The descendent of a 19th-century U.S. Congressman has discovered a previously unknown presidential portrait that is likely the oldest surviving photograph of a U.S. president, The New York Times reports.

Previously, two 1843 portraits of John Quincy Adams were thought to be the oldest photographs of a president still around. Currently hanging in the National Portrait Gallery, one of them was found on sale at an antique shop in 1970 for a mere 50 cents. Now, an even older photo of the sixth president has been uncovered, and it’ll cost you more than 50 cents to buy it.

Adams sat for dozens of photographs throughout his life, so it’s not entirely surprising that a few more surviving portraits would be uncovered. At the time this newly discovered half-plate daguerreotype was taken in March 1843, Adams had already served out his term as president and had returned to Congress as a U.S. Representative from Massachusetts. The photo was taken by Philip Haas, who in August of that same year would take other daguerreotypes that we previously thought were the oldest surviving photos. (Despite his apparent willingness to be photographed, Adams called them “all hideous.”)

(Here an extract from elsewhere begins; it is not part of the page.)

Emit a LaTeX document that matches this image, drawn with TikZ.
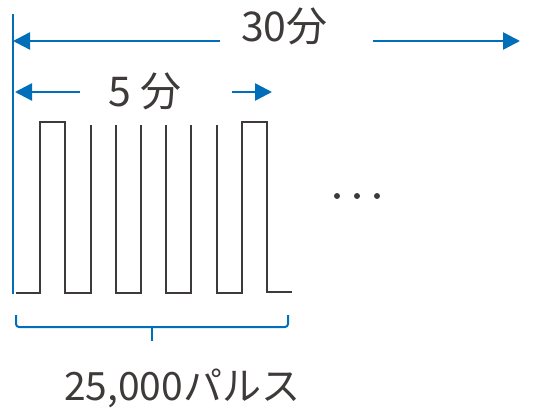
\documentclass[tikz,border=0pt]{standalone}
\usepackage{fontspec}
\setmainfont{Noto Sans CJK JP}
\usetikzlibrary{arrows.meta}
\definecolor{blu}{RGB}{0,110,184}
\definecolor{ink}{RGB}{62,58,57}
\begin{document}
\begin{tikzpicture}[x=1pt,y=-1pt,
  dim/.style={blu, line width=2.5pt, -{Triangle[length=17pt,width=17pt]}},
  lbl/.style={text=ink, inner sep=0pt, anchor=base west},
  wave/.style={ink, line width=2pt},
  dot/.style={fill=ink, draw=none}]
\useasboundingbox (0,0) rectangle (541,409);
% blue reference line
\coordinate (vtop) at (13,14);
\coordinate (vbot) at (13,294);
\draw[blu, line width=2pt] (vtop) -- (vbot);
% 30 min
\node[lbl, font=\fontsize{41}{41}\selectfont] (t30) at (241,42) {30分};
\coordinate (a30l1) at (220,41);
\coordinate (a30l2) at (13,41);
\coordinate (a30r1) at (373,41);
\coordinate (a30r2) at (520,41);
\draw[dim] (a30l1) -- (a30l2);
\draw[dim] (a30r1) -- (a30r2);
% 5 min
\node[lbl, font=\fontsize{41}{41}\selectfont] (t5) at (108,107) {5 分};
\coordinate (a5l1) at (80,92);
\coordinate (a5l2) at (15,92);
\coordinate (a5r1) at (232,92);
\coordinate (a5r2) at (272,92);
\draw[dim] (a5l1) -- (a5l2);
\draw[dim] (a5r1) -- (a5r2);
% waveform
\draw[wave] (16,292.5) -- (40,292.5) -- (40,122) -- (64.5,122) -- (64.5,292.5) -- (90.7,292.5) -- (90.7,125);
\draw[wave] (116,125) -- (116,292.5) -- (140.7,292.5) -- (140.7,125);
\draw[wave] (166,125) -- (166,292.5) -- (191,292.5) -- (191,125);
\draw[wave] (216.7,125) -- (216.7,292.5) -- (241.7,292.5) -- (241.7,122) -- (266.7,122) -- (266.7,292) -- (292,292);
% dots
\fill[dot] (337,196) circle (3pt) (357,196) circle (3pt) (377,196) circle (3pt);
% brace
\draw[blu, line width=2pt, rounded corners=3pt] (16,315) -- (16,327) -- (288,327) -- (288,315);
\draw[blu, line width=2pt] (152,327) -- (152,341);
% pulses label
\node[lbl, font=\fontsize{39}{39}\selectfont] (t25) at (64,400) {25,000パルス};
\end{tikzpicture}
\end{document}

John Quincy Adams sits in a portrait studio in 1843.
Courtesy Sotheby's

After having three daguerreotypes taken that day in March, Adams gave one of them to his friend and fellow Congressman Horace Everett, inscribing it with both their names. Everett’s great-great-grandson eventually found it in his family’s belongings and is now putting it up for sale through Sotheby’s.

It isn't the oldest picture of a U.S. president ever taken, though. The first-ever was actually a portrait of William Henry Harrison made in 1841, but unlike this one, the original has not survived. (The Metropolitan Museum of Art owns a copy of it, which was made in 1850.)

The head of the Sotheby’s department for photographs, Emily Bierman, told The New York Times that the newly discovered image is “without a doubt the most important historical photo portrait to be offered at auction in the last 20 years.” (She also noted that the former POTUS is wearing “cute socks” in it.)

The daguerreotype will be on sale as part of a photography auction at Sotheby’s in October and is expected to sell for an estimated $150,000 to $250,000. Start saving.